Demonstration of a MOT in a Sub-Millimeter Membrane Hole

TL;DR

This paper reports the creation of a cold-atom ensemble within a tiny membrane hole, demonstrating a novel membrane MOT that enables efficient atom trapping and cooling in a compact, integrated platform for advanced quantum applications.

Contribution

It introduces a membrane MOT with sub-millimeter dimensions, achieving significant atom cooling and trapping, advancing integrated photonic-atom trapping technologies.

Findings

Atoms cooled to 10 μK within the membrane hole

Atom number ranges from 10^4 to 10^5

MOT cloud diameter about 180 μm

Abstract

We demonstrate the generation of a cold-atom ensemble within a sub-millimeter diameter hole in a transparent membrane, a so-called "membrane MOT". With a sub-Doppler cooling process, the atoms trapped by the membrane MOT are cooled down to 10 uK. The atom number inside the unbridged/bridged membrane hole is about 10^4 to 10^5, and the 1/e^2-diameter of the MOT cloud is about 180 um for a 400 um-diameter membrane hole.

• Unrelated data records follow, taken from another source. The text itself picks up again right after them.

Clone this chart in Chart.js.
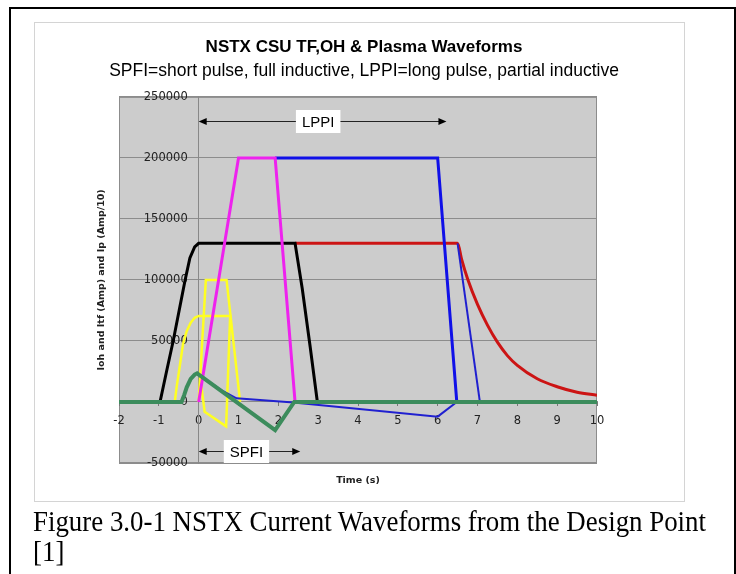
<!DOCTYPE html>
<html>
<head>
<meta charset="utf-8">
<script src="https://cdn.jsdelivr.net/npm/chart.js@4.4.1/dist/chart.umd.min.js"></script>
<style>
  html, body { margin: 0; padding: 0; background: #fff; }
  body { width: 736px; height: 574px; overflow: hidden; position: relative; }
  #outer { position: absolute; left: 9px; top: 7px; width: 727px; height: 600px; border: 2px solid #000; border-bottom: none; box-sizing: border-box; }
  #frame { position: absolute; left: 34px; top: 22px; width: 651px; height: 480px; border: 1px solid #d4d4d4; box-sizing: border-box; }
  #chart { position: absolute; left: 0; top: 0; }
  #caption { position: absolute; left: 33px; top: 506px; font-family: "Liberation Serif", "Times New Roman", serif; font-size: 29px; line-height: 30px; color: #000; white-space: nowrap; transform-origin: 0 0; }
</style>
</head>
<body>
<div id="outer"></div>
<div id="frame"></div>
<canvas id="chart" width="736" height="574"></canvas>
<div id="caption"><span id="cap1">Figure 3.0-1 NSTX Current Waveforms from the Design Point</span><br>[1]</div>
<script>
// axis ticks
var xTicks = [-2, -1, 0, 1, 2, 3, 4, 5, 6, 7, 8, 9, 10];
var yTicks = [-50000, 0, 50000, 100000, 150000, 200000, 250000];

// waveforms, time (s) / current
var blackT = [-0.97, -0.8, -0.64, -0.49, -0.34, -0.22, -0.1, 0, 2.42, 2.6, 2.8, 2.98];
var blackI = [0, 26000, 50000, 75000, 100000, 118000, 127000, 130000, 130000, 93000, 45000, 0];

var redT = [2.42, 6.5, 6.6, 6.75, 7.0, 7.25, 7.5, 7.75, 8.0, 8.5, 9.0, 9.5, 10];
var redI = [130000, 130000, 117000, 101000, 80000, 63000, 49000, 38000, 30000, 19000, 12500, 8000, 5500];

var magentaT = [0, 1.0, 1.92, 2.42];
var magentaI = [0, 200000, 200000, 0];

var blueT = [1.92, 6.0, 6.48];
var blueI = [200000, 200000, 0];

var ipT = [-0.04, 0.6, 0.95, 2.38, 6.0, 6.48];
var ipI = [23500, 9000, 3000, -500, -12000, 0];

var tfT = [6.5, 7.06];
var tfI = [130000, 0];

var greenT = [-2, -0.43, -0.36, -0.3, -0.2, -0.1, -0.04, 1.92, 2.4, 10];
var greenI = [0, 0, 6000, 12000, 19000, 22500, 23500, -23000, 0, 0];

var yellowT = [-0.6, -0.55, -0.49, -0.39, -0.3, -0.2, -0.1, 0, 0.79, 0.69, 0.15, 0.03];
var yellowI = [0, 13000, 26000, 48000, 58000, 65000, 69000, 70500, 70500, -20000, -8000, 23000];

var yellow2T = [0.0, 0.18, 0.70, 1.04];
var yellow2I = [0, 100000, 100000, 0];

// arrow notes
var noteLabels = ['LPPI', 'SPFI'];
var noteFrom = [0, 0];
var noteTo = [6.22, 2.55];
var noteLevel = [230000, -40000];
var noteAt = [3.0, 1.2];

function pts(t, v) {
  var out = [];
  for (var i = 0; i < t.length; i++) out.push({x: t[i], y: v[i]});
  return out;
}

function line(label, t, v, color, width, order, extra) {
  var ds = {
    label: label, data: pts(t, v), borderColor: color, borderWidth: width,
    showLine: true, pointRadius: 0, fill: false, tension: 0, order: order
  };
  for (var k in (extra || {})) ds[k] = extra[k];
  return ds;
}

var plotBackground = {
  id: 'plotBackground',
  beforeDraw: function(chart) {
    var a = chart.chartArea, ctx = chart.ctx;
    ctx.save();
    ctx.fillStyle = '#cccccc';
    ctx.fillRect(a.left, a.top, a.right - a.left, a.bottom - a.top);
    ctx.strokeStyle = '#8c8c8c';
    ctx.lineWidth = 1;
    ctx.strokeRect(a.left + 0.5, a.top + 0.5, a.right - a.left - 1, a.bottom - a.top - 1);
    ctx.restore();
  }
};

var arrowNotes = {
  id: 'arrowNotes',
  afterDatasetsDraw: function(chart) {
    var xs = chart.scales.x, ys = chart.scales.y, ctx = chart.ctx;
    ctx.save();
    for (var i = 0; i < noteLabels.length; i++) {
      var x1 = xs.getPixelForValue(noteFrom[i]);
      var x2 = xs.getPixelForValue(noteTo[i]);
      var y = Math.round(ys.getPixelForValue(noteLevel[i])) + 0.5;
      ctx.strokeStyle = '#222';
      ctx.lineWidth = 1;
      ctx.beginPath(); ctx.moveTo(x1 + 4, y); ctx.lineTo(x2 - 4, y); ctx.stroke();
      ctx.fillStyle = '#000';
      ctx.beginPath(); ctx.moveTo(x1, y); ctx.lineTo(x1 + 8, y - 3.5); ctx.lineTo(x1 + 8, y + 3.5); ctx.closePath(); ctx.fill();
      ctx.beginPath(); ctx.moveTo(x2, y); ctx.lineTo(x2 - 8, y - 3.5); ctx.lineTo(x2 - 8, y + 3.5); ctx.closePath(); ctx.fill();
      ctx.font = '15px "Liberation Sans", Arial, sans-serif';
      var cx = xs.getPixelForValue(noteAt[i]);
      var w = ctx.measureText(noteLabels[i]).width + 12;
      ctx.fillStyle = '#fff';
      ctx.fillRect(cx - w / 2, y - 11.5, w, 23);
      ctx.fillStyle = '#000';
      ctx.textAlign = 'center';
      ctx.textBaseline = 'middle';
      ctx.fillText(noteLabels[i], cx, y + 1);
    }
    ctx.restore();
  }
};

Chart.defaults.font.family = '"DejaVu Sans", Verdana, sans-serif';

var chart = new Chart(document.getElementById('chart'), {
  type: 'scatter',
  data: {
    datasets: [
      line('Plasma SPFI', greenT, greenI, '#3c8c5c', 4, 0),
      line('Ip LPPI', ipT, ipI, '#2020d0', 2, 1),
      line('TF LPPI', tfT, tfI, '#2020d0', 2, 2),
      line('OH SPFI', magentaT, magentaI, '#ee22ee', 3, 3),
      line('OH LPPI', blueT, blueI, '#1010e8', 3, 4),
      line('TF SPFI', blackT, blackI, '#000000', 3, 5),
      line('TF decay', redT, redI, '#cc1414', 3, 6, {cubicInterpolationMode: 'monotone'}),
      line('SPFI a', yellowT, yellowI, '#ffff22', 2.5, 7),
      line('SPFI b', yellow2T, yellow2I, '#ffff22', 2.5, 8)
    ]
  },
  options: {
    responsive: false,
    animation: false,
    events: [],
    layout: { padding: { left: 0, right: 8, top: 0, bottom: 0 } },
    plugins: {
      legend: { display: false },
      tooltip: { enabled: false },
      title: {
        display: true, text: 'NSTX CSU TF,OH & Plasma Waveforms', color: '#000',
        font: { family: '"Liberation Sans", Arial, sans-serif', size: 17, weight: 'bold' },
        padding: { top: 37, bottom: 0 }
      },
      subtitle: {
        display: true, text: 'SPFI=short pulse, full inductive, LPPI=long pulse, partial inductive', color: '#000',
        font: { family: '"Liberation Sans", Arial, sans-serif', size: 17.5 },
        padding: { top: 3, bottom: 15.5 }
      }
    },
    scales: {
      x: {
        type: 'linear', position: { y: 0 }, min: -2, max: 10,
        afterBuildTicks: function(s) { s.ticks = xTicks.map(function(v) { return {value: v}; }); },
        grid: { drawOnChartArea: false, drawTicks: true, tickLength: 4, color: '#777' },
        border: { color: '#888' },
        ticks: { color: '#222', font: { size: 11.5 }, padding: 8, maxRotation: 0, callback: function(v) { return String(v); } }
      },
      xt: {
        type: 'linear', axis: 'x', position: 'bottom', min: -2, max: 10,
        ticks: { display: false }, grid: { display: false, drawTicks: false }, border: { display: false },
        title: { display: true, text: 'Time (s)', color: '#222', font: { size: 9.5, weight: 'bold' }, padding: { top: 0, bottom: 87.3 } },
        afterFit: function(s) { s.height = 111; }
      },
      y: {
        type: 'linear', position: { x: 0 }, min: -50000, max: 250000,
        afterBuildTicks: function(s) { s.ticks = yTicks.map(function(v) { return {value: v}; }); },
        grid: { color: '#8c8c8c', tickLength: 4 },
        border: { color: '#888' },
        // labels sit just left of the t=0 axis line
        ticks: { color: '#222', font: { size: 11.5 }, padding: 7, callback: function(v) { return String(v) + '   '; } }
      },
      yt: {
        type: 'linear', axis: 'y', position: 'left', min: -50000, max: 250000,
        ticks: { display: false }, grid: { display: false, drawTicks: false }, border: { display: false },
        title: { display: true, text: 'Ioh and Itf (Amp) and Ip (Amp/10)', color: '#222', font: { size: 9.5, weight: 'bold' }, padding: { top: 95.5, bottom: 0 } },
        afterFit: function(s) { s.width = 119; }
      },
      yr: {
        type: 'linear', axis: 'y', position: 'right', min: -50000, max: 250000,
        ticks: { display: false }, grid: { display: false, drawTicks: false }, border: { display: false },
        afterFit: function(s) { s.width = 131; }
      }
    }
  },
  plugins: [plotBackground, arrowNotes]
});

var cap = document.getElementById('cap1');
var capW = cap.getBoundingClientRect().width;
document.getElementById('caption').style.transform = 'scaleX(' + (673 / capW) + ')';
</script>
</body>
</html>
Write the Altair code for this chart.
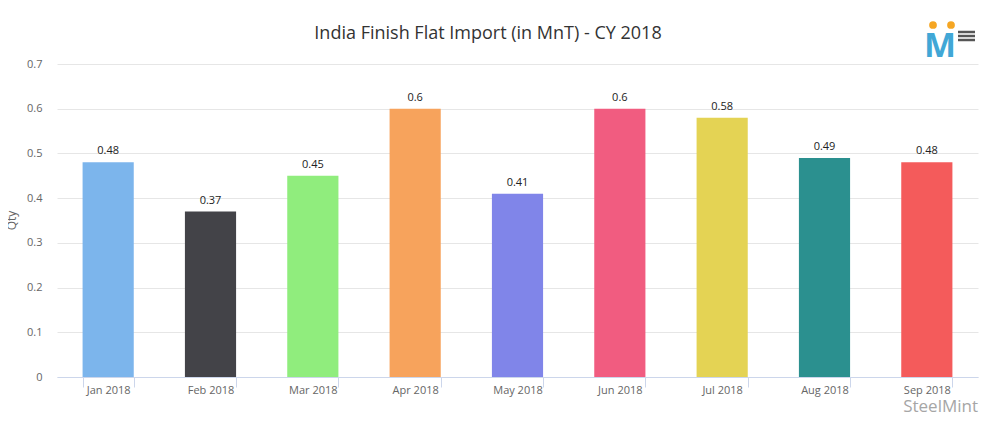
import altair as alt
import pandas as pd

title_text = "India Finish Flat Import (in MnT) - CY 2018"
months = ["Jan 2018", "Feb 2018", "Mar 2018", "Apr 2018", "May 2018",
          "Jun 2018", "Jul 2018", "Aug 2018", "Sep 2018"]
qty = [0.48, 0.37, 0.45, 0.60, 0.41, 0.60, 0.58, 0.49, 0.48]
labels = ["0.48", "0.37", "0.45", "0.6", "0.41", "0.6", "0.58", "0.49", "0.48"]
colors = ["#7cb5ec", "#434348", "#90ed7d", "#f7a35c", "#8085e9",
          "#f15c80", "#e4d354", "#2b908f", "#f45b5b"]
y_ticks = [0, 0.1, 0.2, 0.3, 0.4, 0.5, 0.6, 0.7]

df = pd.DataFrame({"month": months, "qty": qty, "label": labels})
one = pd.DataFrame({"k": [0]})

FONT = "Open Sans"

x = alt.X("month:N", sort=months, title=None,
          scale=alt.Scale(paddingInner=0.5, paddingOuter=0.25),
          axis=alt.Axis(labelAngle=0, labelColor="#666666", labelFontSize=11,
                        labelFont=FONT, domainColor="#ccd6eb", tickColor="#ccd6eb",
                        tickSize=10, tickBand="extent", labelPadding=-3, grid=False))
y = alt.Y("qty:Q", title="Qty",
          scale=alt.Scale(domain=[0, 0.7], nice=False),
          axis=alt.Axis(values=y_ticks, format="~g", labelColor="#666666",
                        labelFontSize=11, labelFont=FONT, domain=False, ticks=False,
                        labelPadding=15, gridColor="#e6e6e6", titleColor="#666666",
                        titleFontSize=12, titleFont=FONT, titleFontWeight="normal",
                        titleX=-39, titleY=156))

base = alt.Chart(df)

bars = base.mark_bar().encode(
    x=x, y=y,
    color=alt.Color("month:N", scale=alt.Scale(domain=months, range=colors), legend=None),
)

text = base.mark_text(baseline="bottom", dy=-6, fontSize=11, font=FONT,
                      color="#222222").encode(x=x, y=y, text="label:N")

title = alt.Chart(pd.DataFrame({"t": [title_text]})).mark_text(
    align="center", baseline="alphabetic", fontSize=18, font=FONT, color="#333333"
).encode(x=alt.value(431), y=alt.value(-25), text="t:N")

watermark = alt.Chart(pd.DataFrame({"t": ["SteelMint"]})).mark_text(
    align="right", baseline="alphabetic", fontSize=17, font=FONT, color="#a6a6a6"
).encode(x=alt.value(921), y=alt.value(348), text="t:N")

logo_m = alt.Chart(pd.DataFrame({"t": ["M"]})).mark_text(
    align="center", baseline="alphabetic", fontSize=34, font=FONT,
    fontWeight="bold", color="#41a7d6"
).encode(x=alt.value(883), y=alt.value(-7), text="t:N")

dot1 = alt.Chart(one).mark_circle(size=60, color="#f5a623", opacity=1).encode(
    x=alt.value(876), y=alt.value(-39))
dot2 = alt.Chart(one).mark_circle(size=60, color="#f5a623", opacity=1).encode(
    x=alt.value(894), y=alt.value(-39))

menu = [alt.Chart(one).mark_rule(color="#555555", strokeWidth=2.5).encode(
            x=alt.value(901), x2=alt.value(918), y=alt.value(yy))
        for yy in (-32, -28, -24)]

chart = alt.layer(bars, text, title, watermark, logo_m, dot1, dot2, *menu).properties(
    width=921, height=313,
    autosize=alt.AutoSizeParams(type="none"),
    padding={"left": 49, "top": 56, "right": 6, "bottom": 43},
).configure_view(stroke=None)

chart.save("out.html", embed_options={"renderer": "svg", "actions": False})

Such a membrane device can, in principle, efficiently load cold atoms into the evanescent-field optical trap generated by the suspended membrane waveguide for strong atom-light interaction and provide the capability of sufficient heat dissipation at the waveguide. This represents a key step toward the photonic atom trap integrated platform (ATIP).